You will see how each layer runs filters on the previous layer’s feature maps, so edges combine into corners and textures, then parts, then whole objects; understand the receptive field (why small filters reach across larger regions as depth grows); meet pooling (the zoom-out step, with no learned weights of its own); see how a fully-connected classifier reads the final features into an answer; and learn what convolutional networks are actually used for.

Where this fits

This is lesson 5 of 10, closing Phase 2’s vision pair. It builds directly on the previous lesson’s single convolution, so that lesson is the prerequisite. The next lesson turns the arrow around from recognition to generation, opening the generative half of the phase.

Before you start

Prerequisites: lesson 4 of this track (the single convolution, feature maps, weight-sharing), which this lesson stacks into a hierarchy. The neural-network basics from the previous track are assumed, especially the fully-connected layer, which reappears here as the classifier on top.

About the math

Light and concrete. The only arithmetic is a max-pooling exercise (take the largest value in each small region), plus reasoning about the convolution hierarchy. No calculus or formulas; the practice section has you pool a small feature map by hand and trace a recognition hierarchy.

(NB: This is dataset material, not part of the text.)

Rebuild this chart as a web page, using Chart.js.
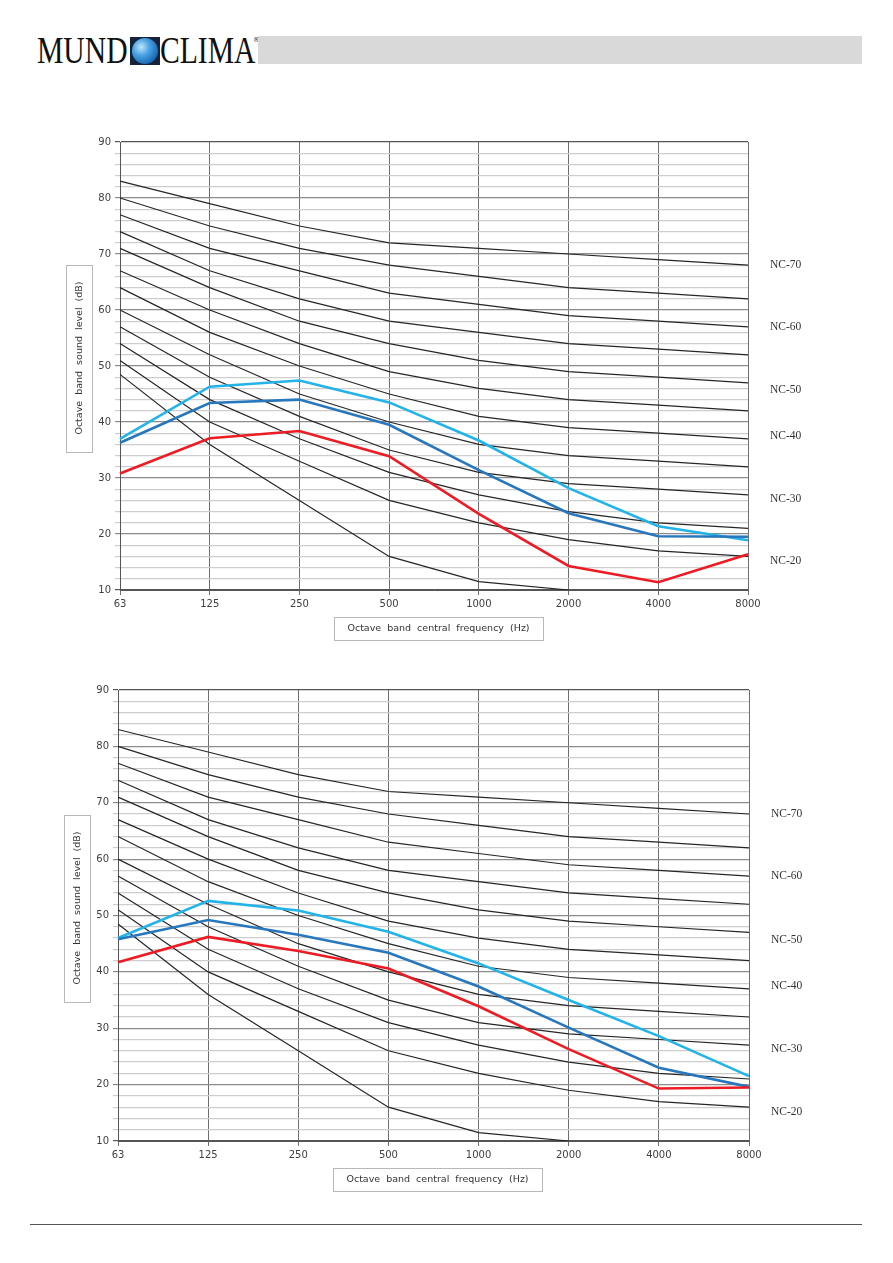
<!DOCTYPE html>
<html>
<head>
<meta charset="utf-8">
<script src="https://cdn.jsdelivr.net/npm/chart.js"></script>
<style>
  body { margin: 0; background: #fff; width: 893px; height: 1263px; position: relative; overflow: hidden; }
  .logo { position: absolute; top: 31px; font-family: "Liberation Serif", serif; font-size: 38px; color: #111; transform: scaleX(0.78); transform-origin: left top; line-height: 38px; }
  .globe { position: absolute; left: 130px; top: 37px; width: 30px; height: 28px; background: #15243c; }
  .globe:after { content: ""; position: absolute; left: 2px; top: 1px; width: 26px; height: 26px; border-radius: 50%;
    background: radial-gradient(circle at 35% 35%, #bfe4fb 0%, #4aa3e3 35%, #1566b3 75%, #0c3f7a 100%); }
  .reg { position: absolute; left: 253px; top: 36px; font-size: 7px; font-family: "DejaVu Sans", sans-serif; color: #333; }
  .bar { position: absolute; left: 258px; top: 36px; width: 604px; height: 28px; background: #d9d9d9; }
  .foot { position: absolute; left: 30px; top: 1224px; width: 832px; height: 1px; background: #555; }
  canvas { position: absolute; }
</style>
</head>
<body>
<div class="logo" style="left:37px">MUND</div>
<div class="globe"></div>
<div class="logo" style="left:160px">CLIMA</div>
<div class="reg">®</div>
<div class="bar"></div>
<div class="foot"></div>

<canvas id="chart1" width="780" height="520" style="left:60px; top:130px"></canvas>
<canvas id="chart2" width="782" height="523" style="left:58px; top:678px"></canvas>

<script>
// octave band centre frequencies (Hz)
const freqLabels = ['63', '125', '250', '500', '1000', '2000', '4000', '8000'];

// NC reference curves (dB)
const nc70 = [83, 79, 75, 72, 71, 70, 69, 68];
const nc65 = [80, 75, 71, 68, 66, 64, 63, 62];
const nc60 = [77, 71, 67, 63, 61, 59, 58, 57];
const nc55 = [74, 67, 62, 58, 56, 54, 53, 52];
const nc50 = [71, 64, 58, 54, 51, 49, 48, 47];
const nc45 = [67, 60, 54, 49, 46, 44, 43, 42];
const nc40 = [64, 56, 50, 45, 41, 39, 38, 37];
const nc35 = [60, 52, 45, 40, 36, 34, 33, 32];
const nc30 = [57, 48, 41, 35, 31, 29, 28, 27];
const nc25 = [54, 44, 37, 31, 27, 24, 22, 21];
const nc20 = [51, 40, 33, 26, 22, 19, 17, 16];
const ncLow = [48.5, 36, 26, 16, 11.5, 10, null, null];

// labels on the right and the dB level they sit at
const ncLabelNames = ['NC-70', 'NC-60', 'NC-50', 'NC-40', 'NC-30', 'NC-20'];
const ncLabelAt = [68, 57, 45.7, 37.5, 26.3, 15.2];

// chart 1 measured curves
const c1Cyan = [37.0, 46.3, 47.4, 43.5, 36.7, 28.2, 21.4, 18.9];
const c1Blue = [36.3, 43.4, 44.0, 39.5, 31.4, 23.7, 19.6, 19.5];
const c1Red  = [30.8, 37.1, 38.4, 33.9, 23.6, 14.3, 11.4, 16.4];

// chart 2 measured curves
const c2Cyan = [46.0, 52.6, 50.9, 47.1, 41.5, 35.0, 28.6, 21.5];
const c2Blue = [45.8, 49.2, 46.6, 43.4, 37.4, 30.1, 23.0, 19.6];
const c2Red  = [41.7, 46.2, 43.7, 40.6, 33.9, 26.3, 19.3, 19.5];

const dbMin = 10, dbMax = 90, dbStep = 2;

const xTitle = 'Octave  band  central  frequency  (Hz)';
const yTitle = 'Octave  band  sound  level  (dB)';

// boxed axis titles, like the spreadsheet original
const boxTitles = {
  id: 'boxTitles',
  afterDraw(chart) {
    const ctx = chart.ctx, a = chart.chartArea;
    ctx.save();
    ctx.font = '9.5px "DejaVu Sans"';
    ctx.lineWidth = 1;
    // x title
    const bx = Math.round((a.left + a.right) / 2 + 4 - 104.5), by = Math.round(a.bottom + 27);
    ctx.fillStyle = '#fff';
    ctx.fillRect(bx, by, 209, 23);
    ctx.strokeStyle = '#b8b8b8';
    ctx.strokeRect(bx + 0.5, by + 0.5, 209, 23);
    ctx.fillStyle = '#333';
    ctx.textAlign = 'center';
    ctx.textBaseline = 'middle';
    ctx.fillText(xTitle, bx + 104.5, by + 12);
    // y title
    const cx = Math.round(a.left - 41), cy = Math.round((a.top + a.bottom) / 2 - 8);
    ctx.fillStyle = '#fff';
    ctx.fillRect(cx - 13, cy - 93, 26, 187);
    ctx.strokeRect(cx - 12.5, cy - 92.5, 26, 187);
    ctx.translate(cx + 1, cy);
    ctx.rotate(-Math.PI / 2);
    ctx.fillStyle = '#333';
    ctx.fillText(yTitle, 0, 0);
    ctx.restore();
  }
};

function ncLine(values) {
  return { data: values, borderColor: '#262626', borderWidth: 1.2, pointRadius: 0, tension: 0, order: 1 };
}

function seriesLine(values, color) {
  return { data: values, borderColor: color, borderWidth: 2.6, pointRadius: 0, tension: 0, order: 0 };
}

function makeChart(id, cyan, blue, red, rightWidth) {
  const tickFont = { family: 'DejaVu Sans', size: 10 };
  return new Chart(document.getElementById(id), {
    type: 'line',
    data: {
      labels: freqLabels,
      datasets: [
        seriesLine(red, '#ed1c24'),
        seriesLine(blue, '#2777bd'),
        seriesLine(cyan, '#22b3e8'),
        ncLine(nc70), ncLine(nc65), ncLine(nc60), ncLine(nc55), ncLine(nc50), ncLine(nc45),
        ncLine(nc40), ncLine(nc35), ncLine(nc30), ncLine(nc25), ncLine(nc20), ncLine(ncLow)
      ]
    },
    options: {
      responsive: false,
      animation: false,
      devicePixelRatio: 1,
      layout: { padding: { top: 12, left: 0, right: 0, bottom: 0 } },
      plugins: { legend: { display: false }, tooltip: { enabled: false } },
      scales: {
        x: {
          offset: false,
          grid: { color: '#6e6e6e', lineWidth: 1, tickLength: 5 },
          border: { color: '#555' },
          ticks: { font: tickFont, color: '#404040', maxRotation: 0, autoSkip: false, padding: 3 },
          afterFit(scale) { scale.height = 60; }
        },
        y: {
          min: dbMin, max: dbMax,
          grid: {
            tickLength: 5,
            lineWidth: 1.2,
            color: (c) => {
              const v = c.tick ? c.tick.value : 0;
              if (v === dbMax || v === dbMin) return '#555';
              return v % 10 === 0 ? '#8c8c8c' : '#cdcdcd';
            }
          },
          border: { color: '#555' },
          ticks: {
            stepSize: dbStep, autoSkip: false, font: tickFont, color: '#404040', padding: 4,
            callback: (v) => (v % 10 === 0 ? String(v) : '')
          },
          afterFit(scale) { scale.width = 60; scale.paddingTop = 0; scale.paddingBottom = 0; }
        },
        y2: {
          position: 'right',
          min: dbMin, max: dbMax,
          grid: { display: false, drawTicks: false },
          border: { display: false },
          afterBuildTicks(scale) { scale.ticks = ncLabelAt.map(v => ({ value: v })); },
          ticks: {
            autoSkip: false, padding: 22, color: '#333',
            font: { family: 'Liberation Serif', size: 11.5 },
            callback: (v, i) => ncLabelNames[i]
          },
          // the label padding must not push the plot area down
          afterFit(scale) { scale.width = rightWidth; scale.paddingTop = 0; scale.paddingBottom = 0; }
        }
      }
    },
    plugins: [boxTitles]
  });
}

makeChart('chart1', c1Cyan, c1Blue, c1Red, 92);
makeChart('chart2', c2Cyan, c2Blue, c2Red, 91);
</script>
</body>
</html>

By the end, you’ll be able to

Explain how stacking convolutions builds a hierarchy from edges to parts to whole objects
Explain the receptive field (why small filters reach across larger regions as depth grows)
Describe what pooling does (shrink and tolerate small shifts) and that it has no learned weights
Describe how a fully-connected classifier turns the final features into an answer, and name what CNNs are used for

Time and difficulty

Read time: about 9 minutes
Practice time: about 10 minutes (a by-hand max-pooling exercise and a hierarchy trace, plus flashcards)
Difficulty: standard (one small by-hand calculation; otherwise conceptual)